▶ _Objective_: Can you output, word for word, the lines between the one holding "Write the matplotlib code for this chart." and the one holding "plt.rcParams['lines.scale_dashes'] = False", inclusive, leaving out any pictures?

## START Entries

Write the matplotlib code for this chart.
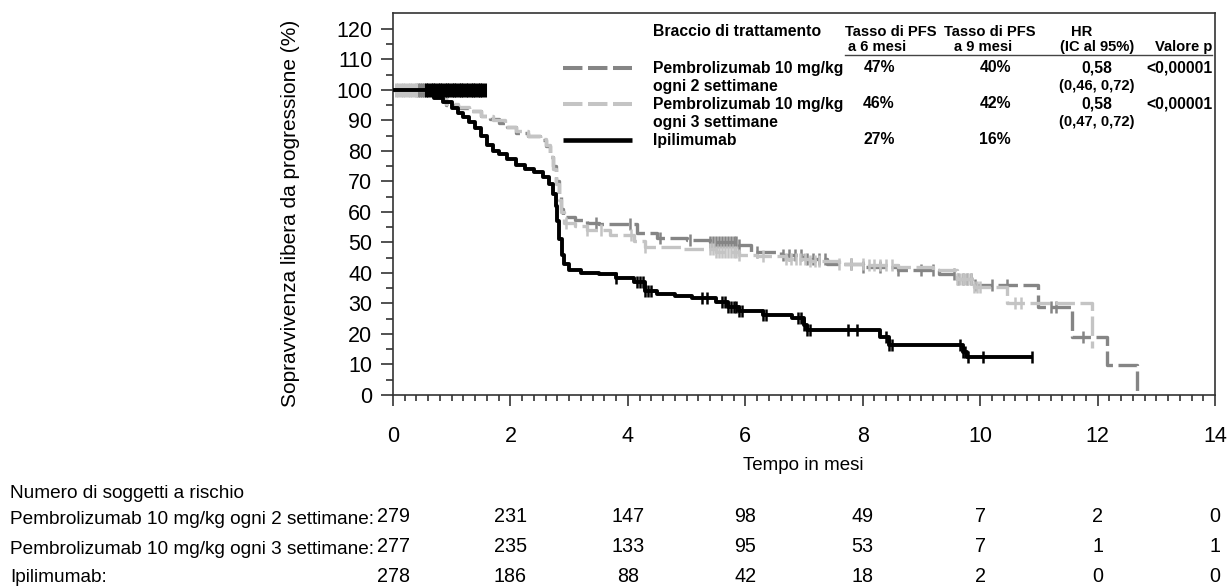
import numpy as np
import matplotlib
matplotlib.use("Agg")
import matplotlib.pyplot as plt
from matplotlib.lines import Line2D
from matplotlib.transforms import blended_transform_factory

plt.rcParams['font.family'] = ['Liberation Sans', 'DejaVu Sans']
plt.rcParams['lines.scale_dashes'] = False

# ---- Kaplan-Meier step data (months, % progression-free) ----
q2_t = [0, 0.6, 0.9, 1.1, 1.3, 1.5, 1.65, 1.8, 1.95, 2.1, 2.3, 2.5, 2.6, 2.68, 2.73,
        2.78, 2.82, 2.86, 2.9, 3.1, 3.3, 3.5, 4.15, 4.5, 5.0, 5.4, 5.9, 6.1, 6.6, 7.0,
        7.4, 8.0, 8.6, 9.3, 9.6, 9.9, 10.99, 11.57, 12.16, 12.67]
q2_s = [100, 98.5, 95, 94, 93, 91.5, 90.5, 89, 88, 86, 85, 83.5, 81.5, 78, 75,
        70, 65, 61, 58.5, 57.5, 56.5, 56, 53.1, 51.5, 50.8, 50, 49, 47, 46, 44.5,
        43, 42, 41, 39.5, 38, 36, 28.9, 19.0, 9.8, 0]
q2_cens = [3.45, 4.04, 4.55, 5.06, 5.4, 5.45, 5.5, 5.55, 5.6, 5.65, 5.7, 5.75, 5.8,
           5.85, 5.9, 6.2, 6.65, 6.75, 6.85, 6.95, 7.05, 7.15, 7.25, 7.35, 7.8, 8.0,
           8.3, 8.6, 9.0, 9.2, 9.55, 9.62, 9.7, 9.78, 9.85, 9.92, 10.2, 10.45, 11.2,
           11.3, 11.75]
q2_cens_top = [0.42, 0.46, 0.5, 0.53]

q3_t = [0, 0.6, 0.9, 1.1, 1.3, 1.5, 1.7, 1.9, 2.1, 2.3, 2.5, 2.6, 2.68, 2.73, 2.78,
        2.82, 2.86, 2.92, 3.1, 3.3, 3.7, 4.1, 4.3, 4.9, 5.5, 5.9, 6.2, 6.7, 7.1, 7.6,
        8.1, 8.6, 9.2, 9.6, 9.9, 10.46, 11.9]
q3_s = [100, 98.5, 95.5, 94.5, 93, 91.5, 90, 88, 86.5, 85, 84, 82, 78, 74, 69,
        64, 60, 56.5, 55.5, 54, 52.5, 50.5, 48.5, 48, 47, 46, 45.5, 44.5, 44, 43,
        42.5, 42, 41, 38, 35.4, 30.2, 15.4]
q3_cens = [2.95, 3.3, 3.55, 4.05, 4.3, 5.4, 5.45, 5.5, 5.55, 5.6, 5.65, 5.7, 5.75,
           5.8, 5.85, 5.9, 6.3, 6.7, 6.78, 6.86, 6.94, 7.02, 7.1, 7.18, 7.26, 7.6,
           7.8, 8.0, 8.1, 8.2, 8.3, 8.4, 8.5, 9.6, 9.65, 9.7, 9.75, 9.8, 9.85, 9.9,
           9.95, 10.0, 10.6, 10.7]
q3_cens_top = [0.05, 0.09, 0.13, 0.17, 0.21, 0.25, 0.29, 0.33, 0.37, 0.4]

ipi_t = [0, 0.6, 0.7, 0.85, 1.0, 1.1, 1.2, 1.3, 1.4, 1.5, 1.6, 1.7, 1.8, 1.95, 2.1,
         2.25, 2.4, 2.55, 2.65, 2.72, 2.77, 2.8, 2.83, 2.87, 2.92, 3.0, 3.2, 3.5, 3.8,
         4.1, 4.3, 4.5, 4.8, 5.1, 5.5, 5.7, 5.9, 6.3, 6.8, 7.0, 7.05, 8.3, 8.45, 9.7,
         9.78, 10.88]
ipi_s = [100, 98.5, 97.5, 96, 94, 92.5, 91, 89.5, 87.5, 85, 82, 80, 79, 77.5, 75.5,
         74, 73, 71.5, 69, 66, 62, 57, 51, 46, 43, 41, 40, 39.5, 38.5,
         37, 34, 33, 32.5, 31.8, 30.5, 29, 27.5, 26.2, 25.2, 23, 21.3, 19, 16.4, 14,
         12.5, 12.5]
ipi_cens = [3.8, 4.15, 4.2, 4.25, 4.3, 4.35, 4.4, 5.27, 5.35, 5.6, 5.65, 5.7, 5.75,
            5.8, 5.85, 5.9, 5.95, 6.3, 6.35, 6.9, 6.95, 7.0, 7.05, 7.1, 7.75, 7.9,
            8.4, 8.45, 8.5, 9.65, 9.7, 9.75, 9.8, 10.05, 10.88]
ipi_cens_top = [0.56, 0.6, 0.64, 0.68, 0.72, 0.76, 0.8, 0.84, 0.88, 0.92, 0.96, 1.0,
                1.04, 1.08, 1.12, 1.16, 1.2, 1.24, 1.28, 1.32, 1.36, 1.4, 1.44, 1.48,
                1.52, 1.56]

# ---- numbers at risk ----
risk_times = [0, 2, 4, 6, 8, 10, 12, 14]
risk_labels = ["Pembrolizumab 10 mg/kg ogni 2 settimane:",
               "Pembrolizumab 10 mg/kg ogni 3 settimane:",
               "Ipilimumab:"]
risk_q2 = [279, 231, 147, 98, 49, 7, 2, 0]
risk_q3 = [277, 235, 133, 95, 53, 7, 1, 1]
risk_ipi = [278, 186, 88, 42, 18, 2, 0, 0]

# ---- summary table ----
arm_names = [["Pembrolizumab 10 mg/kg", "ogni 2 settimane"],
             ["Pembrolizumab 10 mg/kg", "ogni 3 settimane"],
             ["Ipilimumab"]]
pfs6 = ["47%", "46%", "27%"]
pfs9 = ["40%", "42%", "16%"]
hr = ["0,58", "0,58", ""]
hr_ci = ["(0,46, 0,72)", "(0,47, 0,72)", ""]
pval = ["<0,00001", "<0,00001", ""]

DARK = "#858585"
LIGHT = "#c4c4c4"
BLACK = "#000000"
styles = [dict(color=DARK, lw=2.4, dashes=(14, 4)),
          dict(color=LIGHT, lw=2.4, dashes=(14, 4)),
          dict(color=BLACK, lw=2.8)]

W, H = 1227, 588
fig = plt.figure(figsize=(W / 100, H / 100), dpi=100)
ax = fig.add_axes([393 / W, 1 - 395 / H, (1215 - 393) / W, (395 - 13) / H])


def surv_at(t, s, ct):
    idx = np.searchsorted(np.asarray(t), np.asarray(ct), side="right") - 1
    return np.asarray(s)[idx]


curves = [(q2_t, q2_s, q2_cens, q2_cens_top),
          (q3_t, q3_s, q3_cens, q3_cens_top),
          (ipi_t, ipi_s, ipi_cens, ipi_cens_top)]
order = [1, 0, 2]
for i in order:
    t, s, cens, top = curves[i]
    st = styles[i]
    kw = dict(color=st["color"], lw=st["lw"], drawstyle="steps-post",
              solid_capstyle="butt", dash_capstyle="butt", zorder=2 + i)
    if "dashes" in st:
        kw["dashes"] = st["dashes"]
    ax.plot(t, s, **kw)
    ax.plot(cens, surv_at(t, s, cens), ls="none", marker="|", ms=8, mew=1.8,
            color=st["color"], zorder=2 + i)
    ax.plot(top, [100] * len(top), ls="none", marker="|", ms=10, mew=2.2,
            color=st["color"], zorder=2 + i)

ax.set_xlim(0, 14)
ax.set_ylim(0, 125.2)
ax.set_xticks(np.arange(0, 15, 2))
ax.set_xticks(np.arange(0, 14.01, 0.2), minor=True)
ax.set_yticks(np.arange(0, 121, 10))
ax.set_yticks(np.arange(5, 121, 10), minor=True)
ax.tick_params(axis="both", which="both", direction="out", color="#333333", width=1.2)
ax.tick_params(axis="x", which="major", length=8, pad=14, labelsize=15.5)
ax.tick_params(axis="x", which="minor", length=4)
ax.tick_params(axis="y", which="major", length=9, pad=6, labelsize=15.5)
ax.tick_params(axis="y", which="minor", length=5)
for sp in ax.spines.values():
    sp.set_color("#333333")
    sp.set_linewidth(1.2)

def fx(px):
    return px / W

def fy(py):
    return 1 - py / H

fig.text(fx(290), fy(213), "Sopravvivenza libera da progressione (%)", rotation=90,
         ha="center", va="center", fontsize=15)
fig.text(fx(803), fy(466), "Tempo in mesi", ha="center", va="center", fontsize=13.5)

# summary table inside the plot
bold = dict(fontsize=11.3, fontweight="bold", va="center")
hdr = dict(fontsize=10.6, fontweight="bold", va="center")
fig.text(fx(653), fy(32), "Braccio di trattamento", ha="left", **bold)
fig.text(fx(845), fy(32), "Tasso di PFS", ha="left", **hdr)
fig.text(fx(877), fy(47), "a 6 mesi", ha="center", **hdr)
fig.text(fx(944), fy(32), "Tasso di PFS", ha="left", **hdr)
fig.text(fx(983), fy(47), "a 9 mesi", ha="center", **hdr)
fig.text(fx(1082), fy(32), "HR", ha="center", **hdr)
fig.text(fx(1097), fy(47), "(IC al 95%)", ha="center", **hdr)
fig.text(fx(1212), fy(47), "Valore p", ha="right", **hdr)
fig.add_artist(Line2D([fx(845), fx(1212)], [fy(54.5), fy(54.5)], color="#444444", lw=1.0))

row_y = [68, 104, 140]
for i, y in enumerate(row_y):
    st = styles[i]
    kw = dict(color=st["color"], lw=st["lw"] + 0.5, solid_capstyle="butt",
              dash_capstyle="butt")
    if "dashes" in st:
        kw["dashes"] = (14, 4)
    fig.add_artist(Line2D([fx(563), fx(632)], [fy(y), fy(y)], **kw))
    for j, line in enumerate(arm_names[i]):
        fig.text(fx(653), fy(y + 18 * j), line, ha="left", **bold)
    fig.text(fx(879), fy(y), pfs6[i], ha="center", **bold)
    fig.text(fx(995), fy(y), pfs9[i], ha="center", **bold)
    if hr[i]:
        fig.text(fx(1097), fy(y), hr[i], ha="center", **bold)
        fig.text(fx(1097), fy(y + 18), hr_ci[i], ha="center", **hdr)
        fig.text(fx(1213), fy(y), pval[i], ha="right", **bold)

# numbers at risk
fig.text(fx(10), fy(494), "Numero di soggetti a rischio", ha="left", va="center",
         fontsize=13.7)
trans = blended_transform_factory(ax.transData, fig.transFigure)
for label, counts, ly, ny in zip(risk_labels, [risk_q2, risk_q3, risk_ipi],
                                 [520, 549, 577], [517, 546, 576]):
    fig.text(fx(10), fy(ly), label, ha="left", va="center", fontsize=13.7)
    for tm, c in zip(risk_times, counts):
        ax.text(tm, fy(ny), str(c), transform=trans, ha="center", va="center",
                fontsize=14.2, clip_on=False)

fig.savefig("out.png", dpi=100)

## END Entries
## START Entries

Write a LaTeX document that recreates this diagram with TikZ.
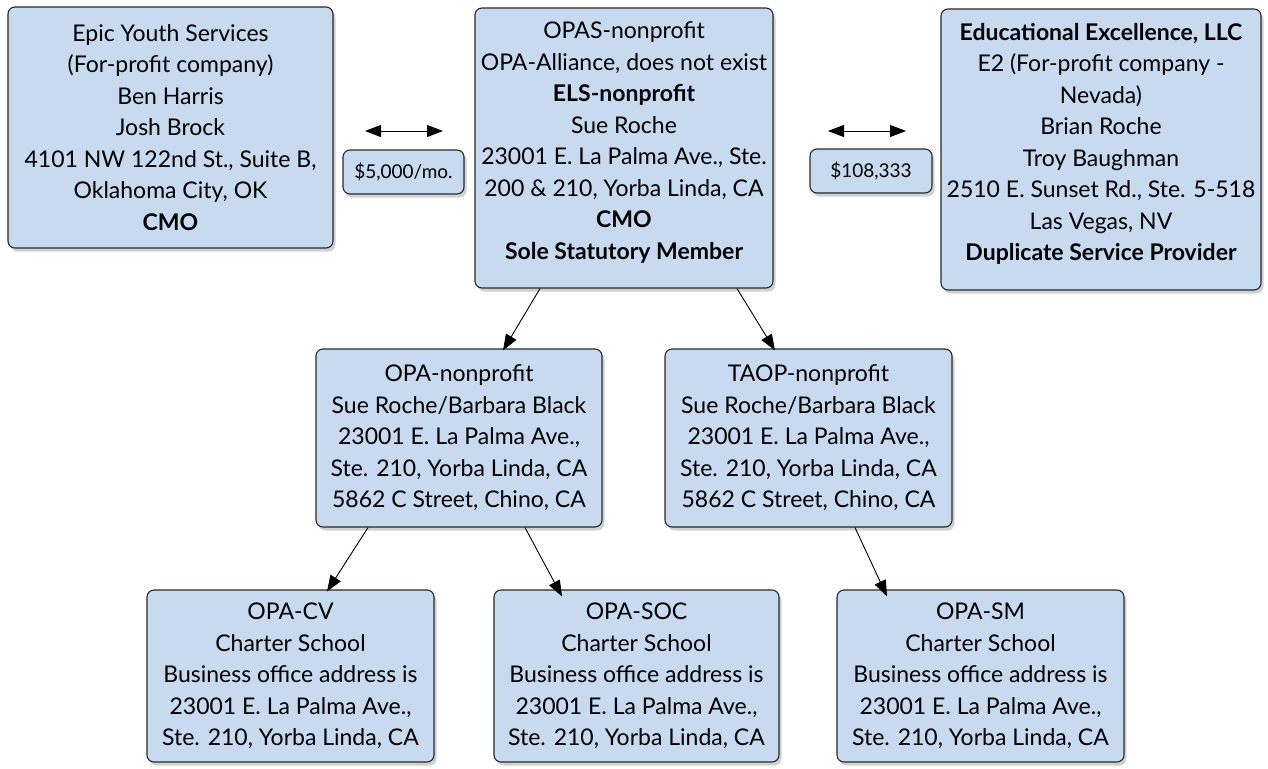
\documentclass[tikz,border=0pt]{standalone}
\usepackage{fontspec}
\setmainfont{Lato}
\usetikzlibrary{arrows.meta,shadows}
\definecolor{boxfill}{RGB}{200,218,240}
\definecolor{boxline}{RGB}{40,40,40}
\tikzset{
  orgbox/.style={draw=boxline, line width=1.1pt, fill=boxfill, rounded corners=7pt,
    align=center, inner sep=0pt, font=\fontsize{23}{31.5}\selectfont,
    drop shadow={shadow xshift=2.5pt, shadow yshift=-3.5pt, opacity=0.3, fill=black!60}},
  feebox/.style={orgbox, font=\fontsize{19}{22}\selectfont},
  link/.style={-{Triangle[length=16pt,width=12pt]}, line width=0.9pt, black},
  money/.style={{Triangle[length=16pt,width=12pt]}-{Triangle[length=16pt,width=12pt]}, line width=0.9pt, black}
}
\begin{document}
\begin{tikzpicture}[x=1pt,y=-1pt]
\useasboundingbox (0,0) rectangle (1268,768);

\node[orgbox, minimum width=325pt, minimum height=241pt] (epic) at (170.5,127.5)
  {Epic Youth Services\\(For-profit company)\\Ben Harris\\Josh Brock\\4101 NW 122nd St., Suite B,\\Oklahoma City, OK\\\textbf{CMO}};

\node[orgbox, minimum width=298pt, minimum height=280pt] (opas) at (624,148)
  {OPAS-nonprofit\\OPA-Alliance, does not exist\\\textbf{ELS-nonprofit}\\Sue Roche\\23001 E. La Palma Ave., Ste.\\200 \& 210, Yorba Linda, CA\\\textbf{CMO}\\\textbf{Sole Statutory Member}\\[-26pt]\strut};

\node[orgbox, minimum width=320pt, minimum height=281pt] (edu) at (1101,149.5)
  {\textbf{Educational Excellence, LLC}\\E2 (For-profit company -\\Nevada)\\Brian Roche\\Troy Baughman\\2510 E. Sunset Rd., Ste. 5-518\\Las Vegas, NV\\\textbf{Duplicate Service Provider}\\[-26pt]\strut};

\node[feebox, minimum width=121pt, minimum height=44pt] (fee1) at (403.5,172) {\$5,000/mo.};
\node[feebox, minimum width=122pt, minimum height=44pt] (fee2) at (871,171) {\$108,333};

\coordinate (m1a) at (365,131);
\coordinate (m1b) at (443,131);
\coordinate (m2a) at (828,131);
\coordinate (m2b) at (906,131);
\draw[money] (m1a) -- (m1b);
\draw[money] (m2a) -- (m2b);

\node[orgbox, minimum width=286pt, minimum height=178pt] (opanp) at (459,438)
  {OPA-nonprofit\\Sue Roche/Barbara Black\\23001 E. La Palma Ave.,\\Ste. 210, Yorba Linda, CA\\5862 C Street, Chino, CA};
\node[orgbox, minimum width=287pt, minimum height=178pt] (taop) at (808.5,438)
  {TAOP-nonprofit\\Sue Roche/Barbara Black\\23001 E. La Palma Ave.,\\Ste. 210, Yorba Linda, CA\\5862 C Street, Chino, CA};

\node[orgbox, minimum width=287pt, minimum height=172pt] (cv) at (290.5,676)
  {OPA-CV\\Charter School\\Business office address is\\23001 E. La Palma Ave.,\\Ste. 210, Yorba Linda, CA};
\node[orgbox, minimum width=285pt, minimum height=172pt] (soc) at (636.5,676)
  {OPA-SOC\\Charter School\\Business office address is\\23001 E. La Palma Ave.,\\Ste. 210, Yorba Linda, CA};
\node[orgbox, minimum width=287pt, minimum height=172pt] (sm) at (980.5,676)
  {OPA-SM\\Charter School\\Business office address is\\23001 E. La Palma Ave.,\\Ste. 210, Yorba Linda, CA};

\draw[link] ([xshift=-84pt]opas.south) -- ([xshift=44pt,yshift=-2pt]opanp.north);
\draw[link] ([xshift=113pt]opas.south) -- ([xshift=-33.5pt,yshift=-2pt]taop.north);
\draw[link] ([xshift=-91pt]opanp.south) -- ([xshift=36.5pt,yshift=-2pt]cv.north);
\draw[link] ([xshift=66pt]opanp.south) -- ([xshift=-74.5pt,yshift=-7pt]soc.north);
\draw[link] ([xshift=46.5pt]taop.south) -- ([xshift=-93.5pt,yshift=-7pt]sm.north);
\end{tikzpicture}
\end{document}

## END Entries

▶ _The answer_:
Write the matplotlib code for this chart.
import numpy as np
import matplotlib
matplotlib.use("Agg")
import matplotlib.pyplot as plt
from matplotlib.lines import Line2D
from matplotlib.transforms import blended_transform_factory

plt.rcParams['font.family'] = ['Liberation Sans', 'DejaVu Sans']
plt.rcParams['lines.scale_dashes'] = False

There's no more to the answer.